Однако к началу декабря Кубрик снова обратился к этой идее. Он сообщил Кларку, что хочет показать ему смонтированный фильм в середине января, чтобы тот смог закончить свои нарративные тексты. Когда Кларк упомянул об оплате за дополнительную работу – пять тысяч долларов – Кубрик отказал. «Должен признаться, у меня сложилось впечатление, что тебе заплатили за сценарий. Этот текст же представляется работой того же вида, над которой я сам дополнительно провел еще полтора года, не получив никакой дополнительной платы», – написал он.

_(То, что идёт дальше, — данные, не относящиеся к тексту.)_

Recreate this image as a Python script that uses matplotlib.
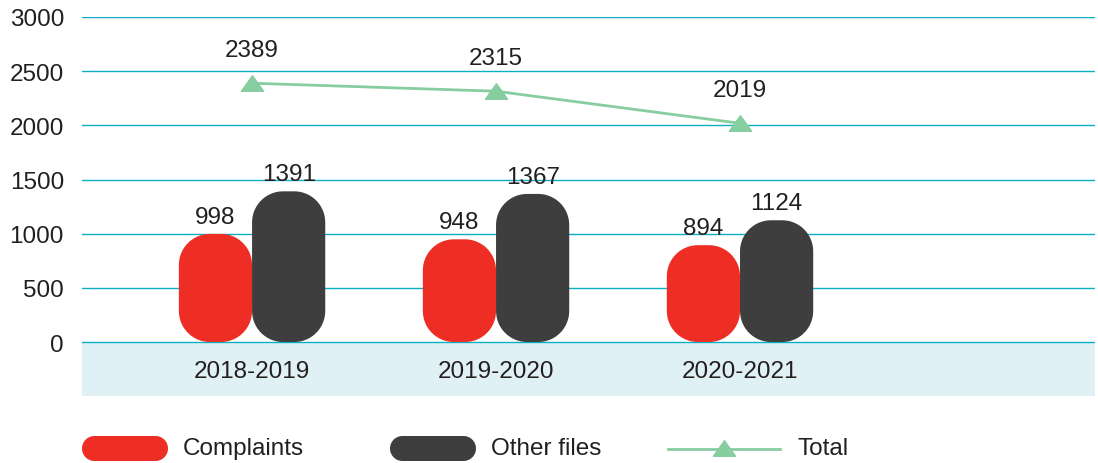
import numpy as np
import matplotlib
matplotlib.use("Agg")
import matplotlib.pyplot as plt
from matplotlib.patches import Polygon
from matplotlib.lines import Line2D
from matplotlib.path import Path

plt.rcParams["font.family"] = ["Liberation Sans", "DejaVu Sans"]

# Data
years = ["2018-2019", "2019-2020", "2020-2021"]
complaints = [998, 948, 894]
other_files = [1391, 1367, 1124]
total = [2389, 2315, 2019]
y_ticks = [0, 500, 1000, 1500, 2000, 2500, 3000]

RED = "#EE2E24"
DARK = "#3E3E3E"
GREEN = "#86CDA0"
GRID = "#0AAFC2"
BAND = "#E0F1F5"
TEXT = "#231F20"
FS = 17.5

W, H = 1098, 464
fig = plt.figure(figsize=(W / 100, H / 100), dpi=100)
ax = fig.add_axes([82 / W, 1 - 397.2 / H, (1095 - 82) / W, (397.2 - 18) / H])
ax.set_xlim(-0.697, 3.455)
ax.set_ylim(-500, 3000)
for s in ax.spines.values():
    s.set_visible(False)

# band under the zero line and horizontal grid
ax.axhspan(-500, 0, color=BAND, zorder=0, lw=0)
for t in y_ticks:
    ax.axhline(t, color=GRID, lw=1.0, zorder=1)

ax.set_yticks(y_ticks)
ax.set_yticklabels([str(t) for t in y_ticks], fontsize=FS, color=TEXT)
ax.tick_params(axis="y", length=0, pad=13)
ax.set_xticks([])

x = np.arange(len(years))
bw = 0.3


def rounded_path(x0, y0, w, h, rx, ry, n=16):
    rx = min(rx, w / 2)
    ry = min(ry, h / 2)
    pts = []
    corners = [
        (x0 + w - rx, y0 + h - ry, 0, 90),
        (x0 + rx, y0 + h - ry, 90, 180),
        (x0 + rx, y0 + ry, 180, 270),
        (x0 + w - rx, y0 + ry, 270, 360),
    ]
    for cx, cy, a0, a1 in corners:
        a = np.radians(np.linspace(a0, a1, n))
        pts.extend(zip(cx + rx * np.cos(a), cy + ry * np.sin(a)))
    return np.array(pts)


def px_to_data(px):
    inv = ax.transData.inverted()
    p0 = inv.transform((0, 0))
    p1 = inv.transform((px, px))
    return abs(p1[0] - p0[0]), abs(p1[1] - p0[1])


rx, ry = px_to_data(31)

bars_c = ax.bar(x - bw / 2, complaints, bw, color=RED)
bars_o = ax.bar(x + bw / 2, other_files, bw, color=DARK)
for bars, col in ((bars_c, RED), (bars_o, DARK)):
    for b in bars:
        b.set_visible(False)
        verts = rounded_path(b.get_x(), b.get_y(), b.get_width(), b.get_height(), rx, ry)
        ax.add_patch(Polygon(verts, closed=True, facecolor=col, edgecolor="none", zorder=2))
        ax.annotate(f"{int(b.get_height())}", (b.get_x() + b.get_width() / 2, b.get_height()),
                    xytext=(0, 12.5), textcoords="offset points", ha="center", va="center",
                    fontsize=FS, color=TEXT, zorder=4)

# total line with flat triangle markers
tri = Path([(-1, -0.7), (1, -0.7), (0, 0.7), (-1, -0.7)],
           [Path.MOVETO, Path.LINETO, Path.LINETO, Path.CLOSEPOLY])
ax.plot(x, total, color=GREEN, lw=2.0, marker=tri, markersize=16,
        markerfacecolor=GREEN, markeredgecolor=GREEN, zorder=3)
for xi, v in zip(x, total):
    ax.annotate(f"{v}", (xi, v), xytext=(0, 24), textcoords="offset points",
                ha="center", va="center", fontsize=FS, color=TEXT, zorder=4)

# category labels inside the band
for xi, lab in zip(x, years):
    ax.text(xi, -268, lab, ha="center", va="center", fontsize=FS, color=TEXT, zorder=4)


# legend drawn in pixel positions
def fig_pill(x0, x1, yc, h, col):
    r = h / 2
    verts = rounded_path(x0, yc - r, x1 - x0, h, r, r)
    verts[:, 0] /= W
    verts[:, 1] = 1 - verts[:, 1] / H
    fig.add_artist(Polygon(verts, closed=True, facecolor=col, edgecolor="none",
                           transform=fig.transFigure))


yl = 449.5
fig_pill(82, 168, yl, 25, RED)
fig.text(183 / W, 1 - yl / H, "Complaints", fontsize=FS, color=TEXT, va="center", ha="left")
fig_pill(390, 476, yl, 25, DARK)
fig.text(491 / W, 1 - yl / H, "Other files", fontsize=FS, color=TEXT, va="center", ha="left")
fig.add_artist(Line2D([668 / W, 780 / W], [1 - yl / H, 1 - yl / H], color=GREEN, lw=2.0,
                      transform=fig.transFigure))
fig.add_artist(Line2D([724 / W], [1 - (yl - 1) / H], color=GREEN, marker=tri, markersize=16,
                      markeredgecolor=GREEN, transform=fig.transFigure, lw=0))
fig.text(797 / W, 1 - yl / H, "Total", fontsize=FS, color=TEXT, va="center", ha="left")

fig.savefig("out.png", dpi=100)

Аргумент Кубрика мог быть резонным, если бы он дал футуристу финансовую долю в фильме тремя годами ранее. 23 января он снова написал Кларку, теперь на Цейлон: «Похоже, что мы не доберемся до нарратива до середины февраля. Мередит, вероятно, передал тебе, что пять тысяч нас устраивают. Все идет хорошо, но времени крайне мало – премьера состоится 2 апреля в Вашингтоне».
Кларк вскоре ответил, что он очень желал бы помочь, но: «Невозможно торопить написание того вида литературы, которую ты хочешь – она должна быть переделана и доделана множество раз. Как только ты что-нибудь закончишь, я начну об этом думать». Все же он добавил, что он мог бы работать по его черновикам.
Он так и не получил приглашения в Лондон.
На свете было немного вещей, к которым Кубрик подходил более серьезно, чем к указанию заслуг. Дэн Рихтер припоминает диалог, которым он обменялся с режиссером в один из последних дней его пребывания в Борхэмвуде. Кубрик вызвал Дэна к себе и «пытался выглядеть занятым, стоя за своим столом, но был заметно обеспокоен чем-то». Упомянув о некоторых незначительных вещах – которые актер сразу распознал не относящимися к предмету встречи – Кубрик замолчал, и повисла неловкая пауза. «В чем дело, Стэнли?» – спросил он.
«Видишь ли, я пытаюсь придумать, как указать тебя в титрах».
«А что за проблема? Я хореограф “Зари человечества”».
«Дело в том, что я могу указать тебя только один раз. Я хочу поставить тебя четвертым в списке актеров. Можно так, а можно как хореографа. Но нельзя и так, и так».
Задумавшись, Рихтер спросил, почему.
«Ну, Дэн, тогда твое имя будет значиться дважды. А единственный, чье имя указано дважды – это я, так что тебе придется решить».